*RECORDS FOR PROCESSING*
START
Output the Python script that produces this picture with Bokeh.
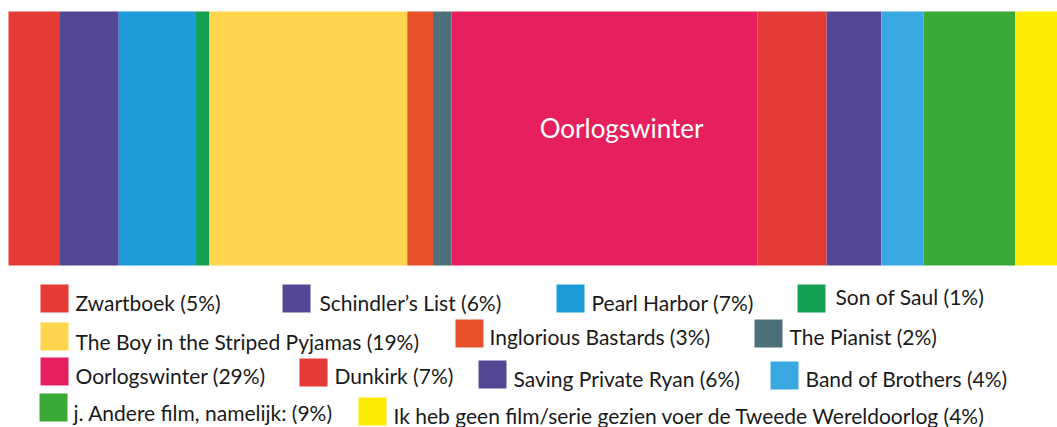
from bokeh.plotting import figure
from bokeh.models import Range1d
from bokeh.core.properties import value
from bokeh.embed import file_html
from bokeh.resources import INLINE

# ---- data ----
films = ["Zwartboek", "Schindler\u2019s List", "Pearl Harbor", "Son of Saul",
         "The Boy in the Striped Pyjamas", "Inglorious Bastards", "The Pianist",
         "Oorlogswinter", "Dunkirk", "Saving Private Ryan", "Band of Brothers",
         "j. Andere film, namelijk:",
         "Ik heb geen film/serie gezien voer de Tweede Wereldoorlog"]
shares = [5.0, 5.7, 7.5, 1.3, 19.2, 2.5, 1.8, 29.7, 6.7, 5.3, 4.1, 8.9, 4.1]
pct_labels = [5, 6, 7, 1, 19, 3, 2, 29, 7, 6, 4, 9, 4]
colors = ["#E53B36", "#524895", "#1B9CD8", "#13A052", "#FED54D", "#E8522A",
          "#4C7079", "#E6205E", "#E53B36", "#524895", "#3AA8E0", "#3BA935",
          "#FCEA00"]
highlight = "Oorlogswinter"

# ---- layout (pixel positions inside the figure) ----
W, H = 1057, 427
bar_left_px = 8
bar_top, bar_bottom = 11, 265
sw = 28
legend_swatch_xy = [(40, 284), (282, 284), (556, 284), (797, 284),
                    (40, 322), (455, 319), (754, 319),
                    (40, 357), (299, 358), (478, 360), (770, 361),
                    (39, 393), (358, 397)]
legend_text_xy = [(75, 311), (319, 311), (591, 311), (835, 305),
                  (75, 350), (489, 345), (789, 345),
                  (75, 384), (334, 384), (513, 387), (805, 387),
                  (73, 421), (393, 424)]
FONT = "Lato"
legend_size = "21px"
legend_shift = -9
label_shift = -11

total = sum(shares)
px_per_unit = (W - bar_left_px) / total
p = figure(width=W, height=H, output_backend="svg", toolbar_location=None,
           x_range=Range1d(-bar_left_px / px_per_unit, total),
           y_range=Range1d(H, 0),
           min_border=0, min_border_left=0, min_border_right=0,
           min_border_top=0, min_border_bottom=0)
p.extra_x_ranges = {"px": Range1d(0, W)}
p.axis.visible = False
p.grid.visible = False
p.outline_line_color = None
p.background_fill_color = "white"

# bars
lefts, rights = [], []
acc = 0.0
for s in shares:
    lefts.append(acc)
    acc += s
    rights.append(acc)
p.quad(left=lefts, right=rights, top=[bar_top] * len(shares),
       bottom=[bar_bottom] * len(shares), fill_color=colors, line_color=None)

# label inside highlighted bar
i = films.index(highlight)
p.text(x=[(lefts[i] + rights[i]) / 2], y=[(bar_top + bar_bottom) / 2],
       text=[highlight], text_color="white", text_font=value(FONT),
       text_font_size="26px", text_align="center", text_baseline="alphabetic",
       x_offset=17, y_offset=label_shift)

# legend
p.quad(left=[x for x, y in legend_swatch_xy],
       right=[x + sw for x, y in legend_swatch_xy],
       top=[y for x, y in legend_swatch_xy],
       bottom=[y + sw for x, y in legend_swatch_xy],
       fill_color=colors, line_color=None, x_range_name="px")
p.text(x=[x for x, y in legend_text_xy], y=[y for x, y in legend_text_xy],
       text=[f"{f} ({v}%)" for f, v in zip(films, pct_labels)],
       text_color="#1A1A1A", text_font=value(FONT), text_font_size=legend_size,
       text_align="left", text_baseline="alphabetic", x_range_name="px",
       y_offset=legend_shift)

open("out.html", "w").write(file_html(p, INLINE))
END
START
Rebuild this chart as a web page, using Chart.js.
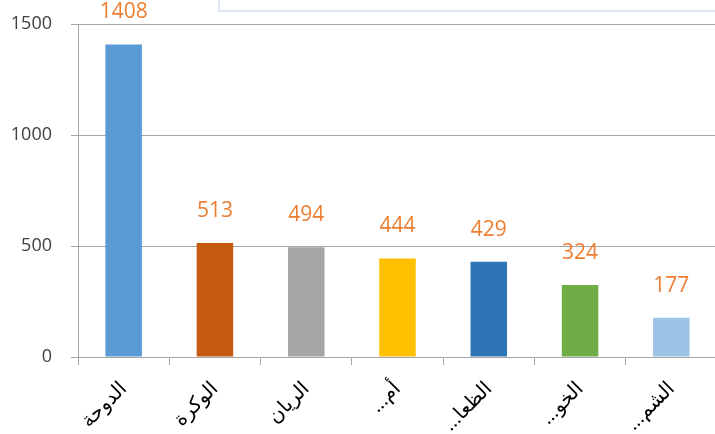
END
*AIM OF THE EXERCISE*
Gather each line in the data that holds the string "this".

*RESULT*
Output the Python script that produces this picture with Bokeh.
Rebuild this chart as a web page, using Chart.js.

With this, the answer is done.